Entries with chart source code:
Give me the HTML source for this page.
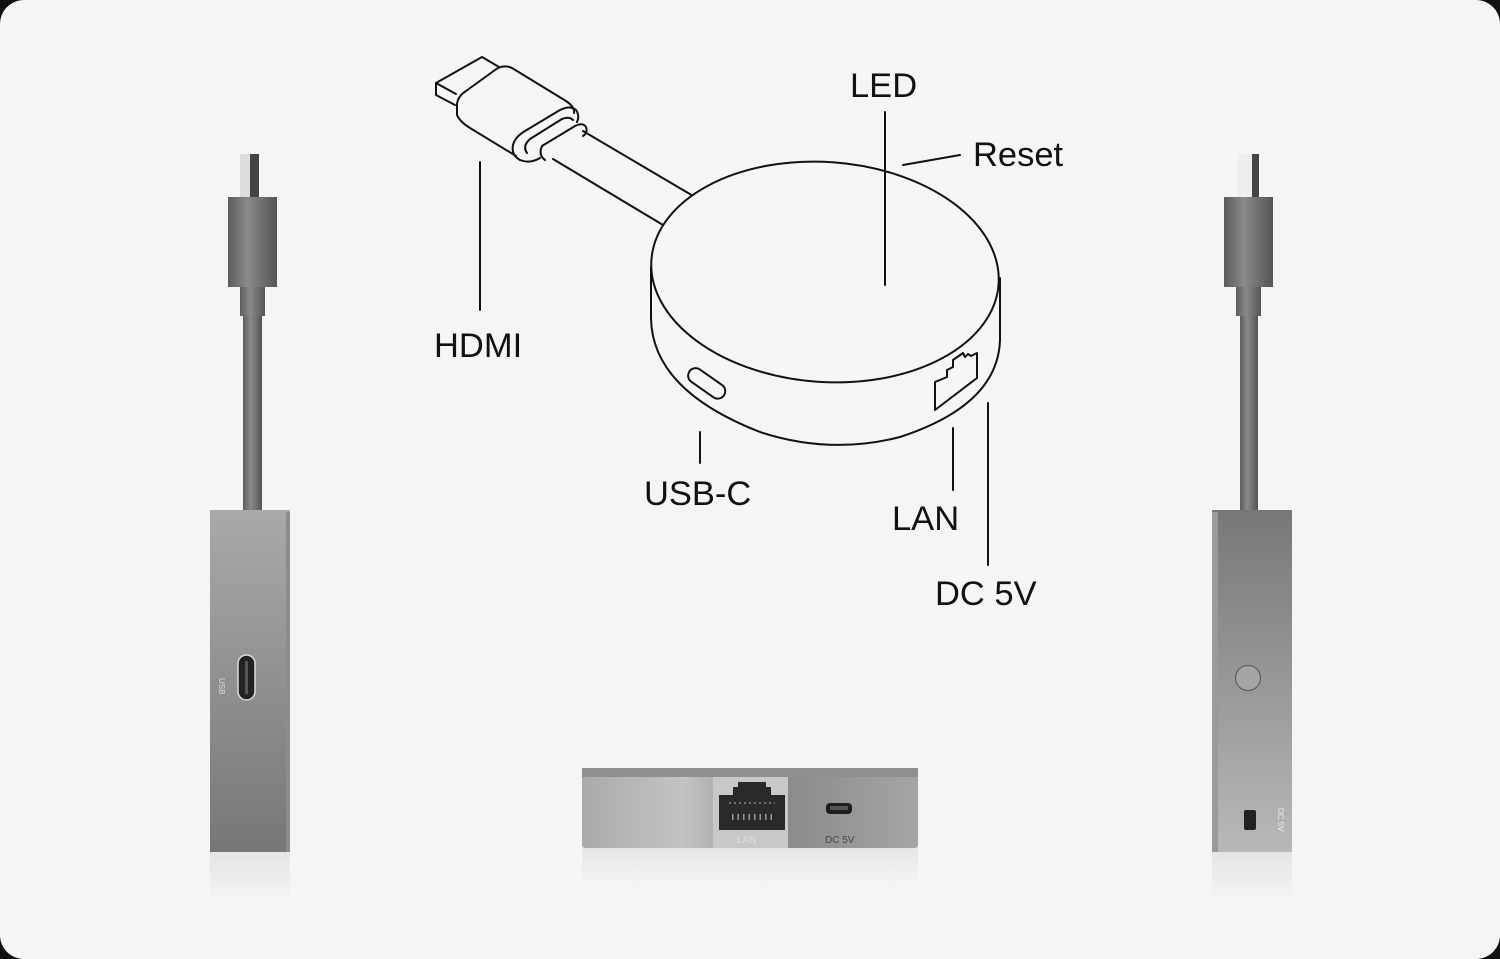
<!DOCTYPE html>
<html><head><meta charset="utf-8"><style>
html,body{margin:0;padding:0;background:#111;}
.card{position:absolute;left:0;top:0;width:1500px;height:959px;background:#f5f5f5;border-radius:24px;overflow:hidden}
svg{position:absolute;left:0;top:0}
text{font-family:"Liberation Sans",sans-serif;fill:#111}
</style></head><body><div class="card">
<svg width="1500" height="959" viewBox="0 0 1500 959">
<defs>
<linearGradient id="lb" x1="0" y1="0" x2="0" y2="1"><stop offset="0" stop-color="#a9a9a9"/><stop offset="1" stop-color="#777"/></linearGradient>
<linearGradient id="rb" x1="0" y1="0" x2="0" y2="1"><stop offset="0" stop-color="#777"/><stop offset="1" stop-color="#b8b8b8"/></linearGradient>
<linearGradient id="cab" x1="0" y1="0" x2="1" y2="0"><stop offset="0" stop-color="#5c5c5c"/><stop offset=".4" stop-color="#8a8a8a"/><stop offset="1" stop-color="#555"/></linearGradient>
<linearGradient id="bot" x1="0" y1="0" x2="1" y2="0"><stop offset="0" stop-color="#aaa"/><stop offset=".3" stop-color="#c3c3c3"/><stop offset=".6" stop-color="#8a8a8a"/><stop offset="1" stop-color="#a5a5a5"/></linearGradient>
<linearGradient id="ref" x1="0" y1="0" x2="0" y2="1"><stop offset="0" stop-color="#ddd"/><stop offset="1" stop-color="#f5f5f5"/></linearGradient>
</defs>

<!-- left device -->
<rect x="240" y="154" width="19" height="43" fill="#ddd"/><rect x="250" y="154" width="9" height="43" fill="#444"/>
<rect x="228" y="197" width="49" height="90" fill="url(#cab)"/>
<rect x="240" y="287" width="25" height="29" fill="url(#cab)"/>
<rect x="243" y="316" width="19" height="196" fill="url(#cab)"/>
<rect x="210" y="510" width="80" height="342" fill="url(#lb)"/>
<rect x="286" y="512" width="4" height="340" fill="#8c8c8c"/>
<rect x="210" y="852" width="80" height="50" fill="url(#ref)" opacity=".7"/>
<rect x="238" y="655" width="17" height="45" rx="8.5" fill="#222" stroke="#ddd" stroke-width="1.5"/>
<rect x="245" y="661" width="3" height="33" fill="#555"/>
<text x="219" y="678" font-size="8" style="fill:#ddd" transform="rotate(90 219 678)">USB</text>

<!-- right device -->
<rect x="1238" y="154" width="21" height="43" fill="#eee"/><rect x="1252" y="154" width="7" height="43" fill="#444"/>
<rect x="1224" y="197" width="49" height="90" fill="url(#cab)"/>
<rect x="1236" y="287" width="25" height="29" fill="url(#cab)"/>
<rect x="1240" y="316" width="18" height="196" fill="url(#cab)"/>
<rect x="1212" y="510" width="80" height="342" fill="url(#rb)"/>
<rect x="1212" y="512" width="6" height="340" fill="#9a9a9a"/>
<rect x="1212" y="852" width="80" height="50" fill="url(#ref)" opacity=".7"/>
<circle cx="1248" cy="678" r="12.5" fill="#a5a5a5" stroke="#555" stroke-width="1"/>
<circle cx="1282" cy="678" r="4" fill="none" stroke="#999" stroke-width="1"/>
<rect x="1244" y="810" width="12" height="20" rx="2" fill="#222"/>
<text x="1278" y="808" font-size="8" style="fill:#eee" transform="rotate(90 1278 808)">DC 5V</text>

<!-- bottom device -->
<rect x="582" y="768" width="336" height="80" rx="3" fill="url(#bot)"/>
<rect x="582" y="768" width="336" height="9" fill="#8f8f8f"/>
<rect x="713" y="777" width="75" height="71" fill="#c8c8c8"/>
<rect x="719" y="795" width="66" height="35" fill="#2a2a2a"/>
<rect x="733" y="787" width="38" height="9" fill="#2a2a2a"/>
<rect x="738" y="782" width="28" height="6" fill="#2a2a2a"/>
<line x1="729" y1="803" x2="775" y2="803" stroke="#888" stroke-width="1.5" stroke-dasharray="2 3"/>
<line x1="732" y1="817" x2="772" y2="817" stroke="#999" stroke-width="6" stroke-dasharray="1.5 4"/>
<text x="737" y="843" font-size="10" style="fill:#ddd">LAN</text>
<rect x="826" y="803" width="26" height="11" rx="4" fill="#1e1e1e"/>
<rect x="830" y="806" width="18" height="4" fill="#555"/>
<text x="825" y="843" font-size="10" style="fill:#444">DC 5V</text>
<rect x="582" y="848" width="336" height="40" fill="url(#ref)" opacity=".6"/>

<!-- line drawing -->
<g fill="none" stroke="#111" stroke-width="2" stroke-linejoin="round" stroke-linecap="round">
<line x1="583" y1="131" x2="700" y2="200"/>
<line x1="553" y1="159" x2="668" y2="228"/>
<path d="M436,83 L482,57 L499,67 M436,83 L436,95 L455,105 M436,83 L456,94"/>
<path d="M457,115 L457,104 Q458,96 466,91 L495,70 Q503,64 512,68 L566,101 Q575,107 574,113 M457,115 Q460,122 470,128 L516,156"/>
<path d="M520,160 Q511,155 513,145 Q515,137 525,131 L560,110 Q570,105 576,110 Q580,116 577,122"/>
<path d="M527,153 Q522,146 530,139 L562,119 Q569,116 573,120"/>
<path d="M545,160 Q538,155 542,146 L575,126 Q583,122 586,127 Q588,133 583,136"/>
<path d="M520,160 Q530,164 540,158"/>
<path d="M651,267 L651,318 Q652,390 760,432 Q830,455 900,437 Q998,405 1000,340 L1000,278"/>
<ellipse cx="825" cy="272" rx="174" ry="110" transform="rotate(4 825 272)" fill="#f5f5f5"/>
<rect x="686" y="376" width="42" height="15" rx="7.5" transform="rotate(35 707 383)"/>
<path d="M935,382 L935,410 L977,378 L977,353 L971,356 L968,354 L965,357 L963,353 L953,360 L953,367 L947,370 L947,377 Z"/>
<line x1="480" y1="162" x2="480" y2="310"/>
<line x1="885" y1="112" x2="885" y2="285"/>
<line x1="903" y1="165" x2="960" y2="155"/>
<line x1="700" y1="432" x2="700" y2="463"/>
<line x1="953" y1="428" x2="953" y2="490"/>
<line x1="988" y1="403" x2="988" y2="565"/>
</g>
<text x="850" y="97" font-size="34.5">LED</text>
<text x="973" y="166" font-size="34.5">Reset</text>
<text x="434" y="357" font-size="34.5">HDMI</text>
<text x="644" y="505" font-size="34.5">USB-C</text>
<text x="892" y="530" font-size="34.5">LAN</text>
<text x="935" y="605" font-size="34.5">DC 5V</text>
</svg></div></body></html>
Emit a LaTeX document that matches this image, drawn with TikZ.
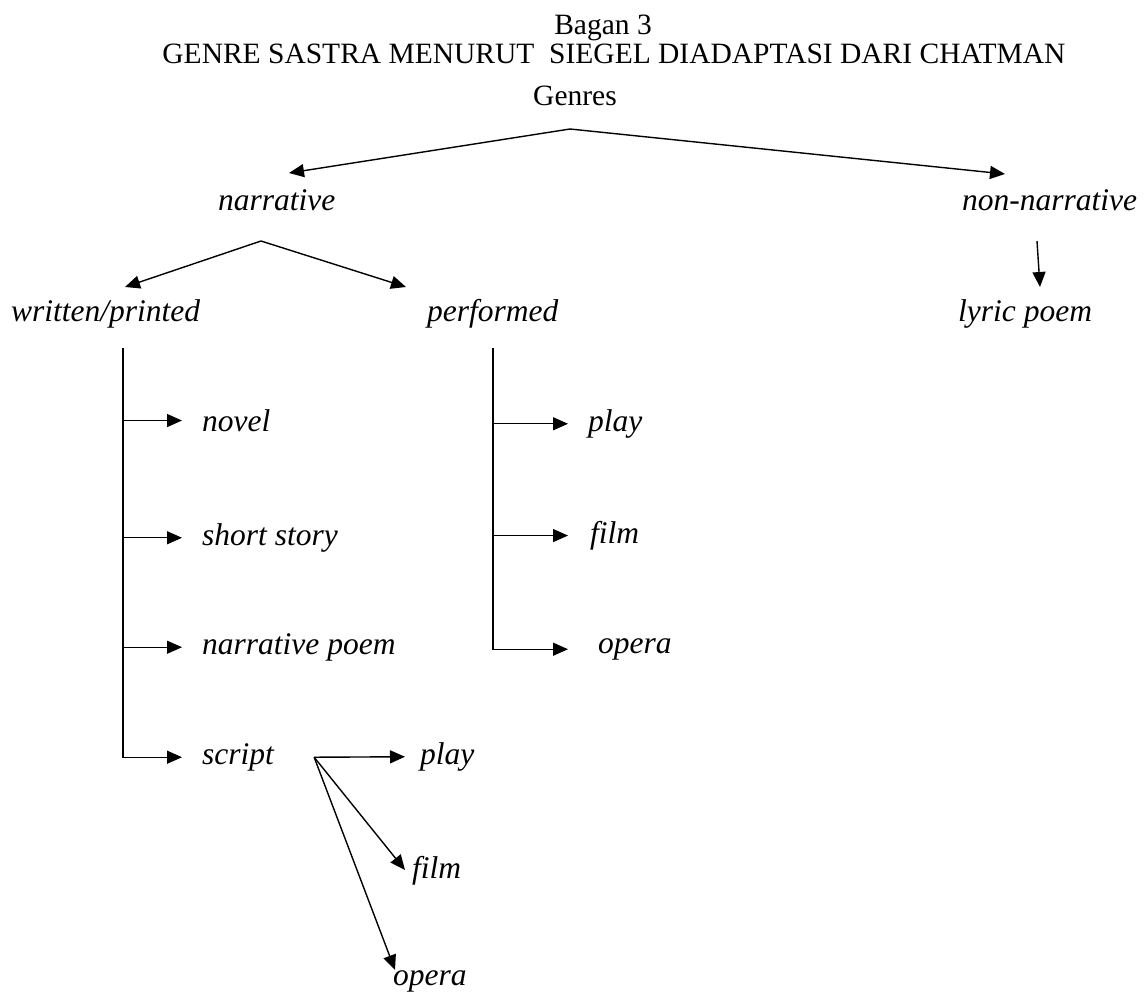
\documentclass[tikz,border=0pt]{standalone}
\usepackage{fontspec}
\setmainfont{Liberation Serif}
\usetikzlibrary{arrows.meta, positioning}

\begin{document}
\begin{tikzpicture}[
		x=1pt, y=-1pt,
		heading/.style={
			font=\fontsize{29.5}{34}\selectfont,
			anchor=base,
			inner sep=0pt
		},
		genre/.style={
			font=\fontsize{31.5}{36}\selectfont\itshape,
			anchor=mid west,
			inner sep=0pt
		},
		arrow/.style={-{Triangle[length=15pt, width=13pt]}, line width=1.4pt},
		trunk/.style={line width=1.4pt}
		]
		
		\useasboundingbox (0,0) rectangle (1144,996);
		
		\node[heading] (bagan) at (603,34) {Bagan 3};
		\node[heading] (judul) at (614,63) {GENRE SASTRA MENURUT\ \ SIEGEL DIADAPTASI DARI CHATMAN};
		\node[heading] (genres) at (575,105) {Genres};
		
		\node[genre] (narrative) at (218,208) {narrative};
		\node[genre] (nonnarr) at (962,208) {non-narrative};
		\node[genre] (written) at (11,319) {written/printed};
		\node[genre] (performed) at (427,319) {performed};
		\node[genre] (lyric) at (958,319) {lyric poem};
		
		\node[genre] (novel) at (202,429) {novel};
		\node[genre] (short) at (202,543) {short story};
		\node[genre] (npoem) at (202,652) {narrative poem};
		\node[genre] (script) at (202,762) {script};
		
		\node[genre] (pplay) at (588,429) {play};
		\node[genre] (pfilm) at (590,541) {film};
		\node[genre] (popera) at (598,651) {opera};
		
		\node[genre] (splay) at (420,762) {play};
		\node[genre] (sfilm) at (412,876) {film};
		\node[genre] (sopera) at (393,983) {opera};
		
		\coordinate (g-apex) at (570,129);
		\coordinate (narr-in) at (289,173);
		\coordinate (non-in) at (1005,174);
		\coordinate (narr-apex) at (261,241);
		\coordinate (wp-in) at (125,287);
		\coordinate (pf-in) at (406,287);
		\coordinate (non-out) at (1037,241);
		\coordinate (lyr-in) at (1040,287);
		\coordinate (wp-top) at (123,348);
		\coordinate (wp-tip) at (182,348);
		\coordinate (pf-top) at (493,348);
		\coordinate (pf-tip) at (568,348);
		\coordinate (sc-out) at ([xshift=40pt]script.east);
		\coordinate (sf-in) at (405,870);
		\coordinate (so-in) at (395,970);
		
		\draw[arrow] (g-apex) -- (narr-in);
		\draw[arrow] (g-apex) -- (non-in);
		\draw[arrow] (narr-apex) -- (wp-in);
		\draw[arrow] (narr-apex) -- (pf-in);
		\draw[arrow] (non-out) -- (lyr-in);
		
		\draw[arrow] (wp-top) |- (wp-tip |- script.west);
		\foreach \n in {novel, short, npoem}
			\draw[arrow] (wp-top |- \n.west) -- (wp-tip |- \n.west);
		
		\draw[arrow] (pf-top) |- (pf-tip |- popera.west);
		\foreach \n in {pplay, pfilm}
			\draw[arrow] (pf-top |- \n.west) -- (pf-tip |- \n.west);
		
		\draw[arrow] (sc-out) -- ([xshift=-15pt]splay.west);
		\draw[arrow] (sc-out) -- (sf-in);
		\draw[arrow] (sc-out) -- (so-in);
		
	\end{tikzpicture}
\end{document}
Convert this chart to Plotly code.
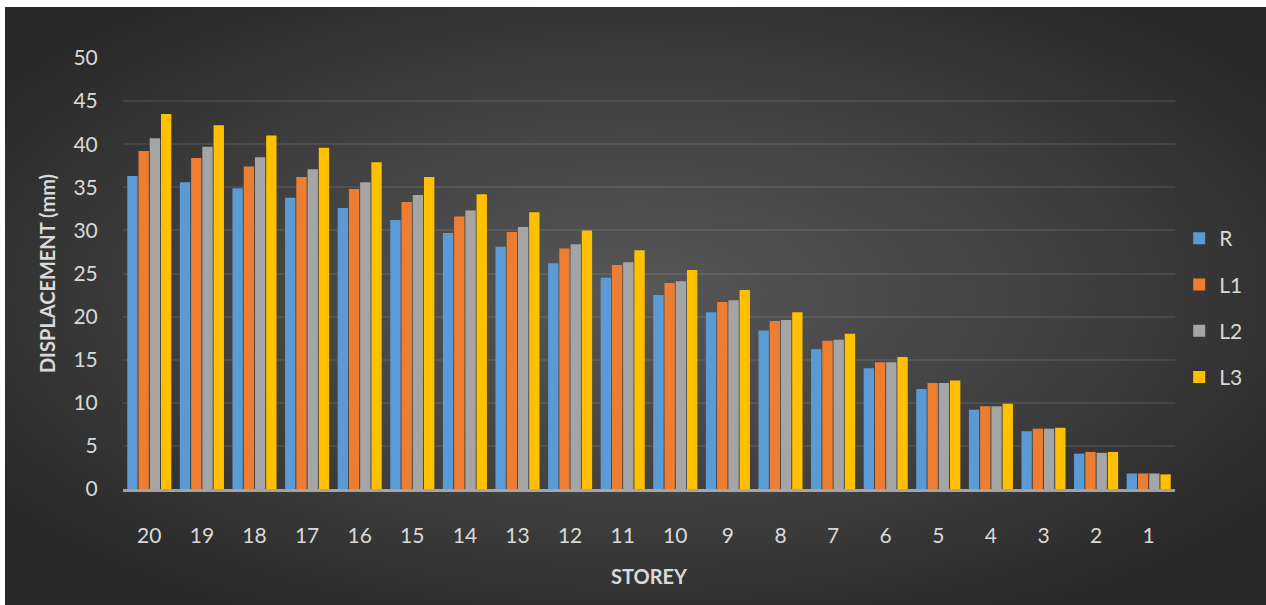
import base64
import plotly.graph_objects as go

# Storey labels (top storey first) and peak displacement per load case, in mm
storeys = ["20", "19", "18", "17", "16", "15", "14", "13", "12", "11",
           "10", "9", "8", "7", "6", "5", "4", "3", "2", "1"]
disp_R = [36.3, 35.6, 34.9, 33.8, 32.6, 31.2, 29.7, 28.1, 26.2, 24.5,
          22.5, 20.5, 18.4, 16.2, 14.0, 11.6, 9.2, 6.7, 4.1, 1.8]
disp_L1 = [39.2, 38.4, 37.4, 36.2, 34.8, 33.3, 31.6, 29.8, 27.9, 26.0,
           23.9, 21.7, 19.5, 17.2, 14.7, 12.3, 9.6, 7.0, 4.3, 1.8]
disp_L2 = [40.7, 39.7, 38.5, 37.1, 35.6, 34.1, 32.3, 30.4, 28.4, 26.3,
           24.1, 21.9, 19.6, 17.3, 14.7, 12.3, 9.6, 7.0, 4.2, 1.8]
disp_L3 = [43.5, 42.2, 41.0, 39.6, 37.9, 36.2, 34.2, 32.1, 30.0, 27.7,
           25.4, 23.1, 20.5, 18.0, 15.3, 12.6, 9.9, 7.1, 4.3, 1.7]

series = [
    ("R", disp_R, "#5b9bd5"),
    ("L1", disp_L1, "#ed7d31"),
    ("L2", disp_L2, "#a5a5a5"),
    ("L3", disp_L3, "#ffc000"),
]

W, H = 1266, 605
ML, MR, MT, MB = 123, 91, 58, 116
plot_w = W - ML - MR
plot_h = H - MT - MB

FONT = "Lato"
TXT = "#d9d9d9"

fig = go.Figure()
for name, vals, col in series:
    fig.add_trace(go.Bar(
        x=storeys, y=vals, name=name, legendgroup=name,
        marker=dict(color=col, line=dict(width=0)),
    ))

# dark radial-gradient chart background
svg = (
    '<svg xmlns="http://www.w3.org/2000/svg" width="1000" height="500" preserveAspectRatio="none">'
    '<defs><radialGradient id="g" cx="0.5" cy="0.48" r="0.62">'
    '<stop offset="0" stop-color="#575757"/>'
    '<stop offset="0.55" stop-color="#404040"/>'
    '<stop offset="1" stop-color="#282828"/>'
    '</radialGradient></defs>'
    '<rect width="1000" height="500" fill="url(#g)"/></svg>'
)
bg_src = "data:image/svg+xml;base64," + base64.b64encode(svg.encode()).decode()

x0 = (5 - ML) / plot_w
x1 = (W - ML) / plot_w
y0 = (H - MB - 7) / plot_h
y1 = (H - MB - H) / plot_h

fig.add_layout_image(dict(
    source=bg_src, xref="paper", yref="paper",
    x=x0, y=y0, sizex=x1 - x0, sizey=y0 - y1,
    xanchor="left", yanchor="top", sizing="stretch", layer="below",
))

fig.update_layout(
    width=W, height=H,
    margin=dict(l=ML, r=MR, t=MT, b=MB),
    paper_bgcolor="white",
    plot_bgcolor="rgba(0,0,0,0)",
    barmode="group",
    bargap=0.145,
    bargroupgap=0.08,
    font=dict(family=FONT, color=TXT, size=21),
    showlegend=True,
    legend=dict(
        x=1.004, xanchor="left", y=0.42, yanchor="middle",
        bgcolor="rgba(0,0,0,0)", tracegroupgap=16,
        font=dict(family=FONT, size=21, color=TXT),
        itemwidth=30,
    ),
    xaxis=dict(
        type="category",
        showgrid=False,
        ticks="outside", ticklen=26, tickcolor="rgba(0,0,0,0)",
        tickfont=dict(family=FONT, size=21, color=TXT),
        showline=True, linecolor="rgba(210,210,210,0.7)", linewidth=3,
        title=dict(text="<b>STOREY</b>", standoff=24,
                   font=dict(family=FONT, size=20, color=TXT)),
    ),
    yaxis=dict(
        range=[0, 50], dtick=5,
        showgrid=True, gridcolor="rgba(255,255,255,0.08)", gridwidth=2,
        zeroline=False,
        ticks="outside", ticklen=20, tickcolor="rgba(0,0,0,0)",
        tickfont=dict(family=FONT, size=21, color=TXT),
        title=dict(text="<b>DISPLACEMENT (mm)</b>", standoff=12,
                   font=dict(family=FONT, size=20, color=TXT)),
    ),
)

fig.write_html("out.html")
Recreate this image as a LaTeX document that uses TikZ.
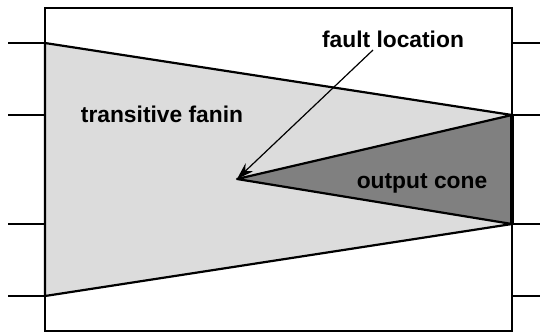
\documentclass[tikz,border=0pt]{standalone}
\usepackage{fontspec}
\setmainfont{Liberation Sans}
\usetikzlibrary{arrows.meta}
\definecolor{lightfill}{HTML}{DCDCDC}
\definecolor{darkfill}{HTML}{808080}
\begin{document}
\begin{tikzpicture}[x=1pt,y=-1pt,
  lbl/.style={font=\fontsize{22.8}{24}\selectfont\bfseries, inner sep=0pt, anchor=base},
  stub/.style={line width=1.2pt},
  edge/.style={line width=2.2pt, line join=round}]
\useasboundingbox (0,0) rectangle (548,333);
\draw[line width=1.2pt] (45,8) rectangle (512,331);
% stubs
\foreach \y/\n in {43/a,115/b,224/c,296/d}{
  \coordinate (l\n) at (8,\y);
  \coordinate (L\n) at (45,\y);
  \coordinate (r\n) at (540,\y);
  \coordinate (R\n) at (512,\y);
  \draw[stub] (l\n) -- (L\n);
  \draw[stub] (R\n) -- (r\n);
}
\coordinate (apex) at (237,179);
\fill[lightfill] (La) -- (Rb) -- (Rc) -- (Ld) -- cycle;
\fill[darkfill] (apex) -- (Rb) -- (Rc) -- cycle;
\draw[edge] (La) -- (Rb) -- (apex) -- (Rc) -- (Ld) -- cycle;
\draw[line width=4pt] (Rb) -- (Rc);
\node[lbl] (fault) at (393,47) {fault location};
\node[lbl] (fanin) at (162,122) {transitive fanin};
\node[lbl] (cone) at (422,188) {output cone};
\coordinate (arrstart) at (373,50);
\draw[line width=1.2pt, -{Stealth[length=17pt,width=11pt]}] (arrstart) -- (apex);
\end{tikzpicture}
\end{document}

» Task to complete
Quote exactly what appears from the line containing "Convert this chart to Plotly code." through the line containing "import plotly.graph_objects as go", both included, except for the pictures, and nothing more.

» Complete response
Convert this chart to Plotly code.
import base64
import plotly.graph_objects as go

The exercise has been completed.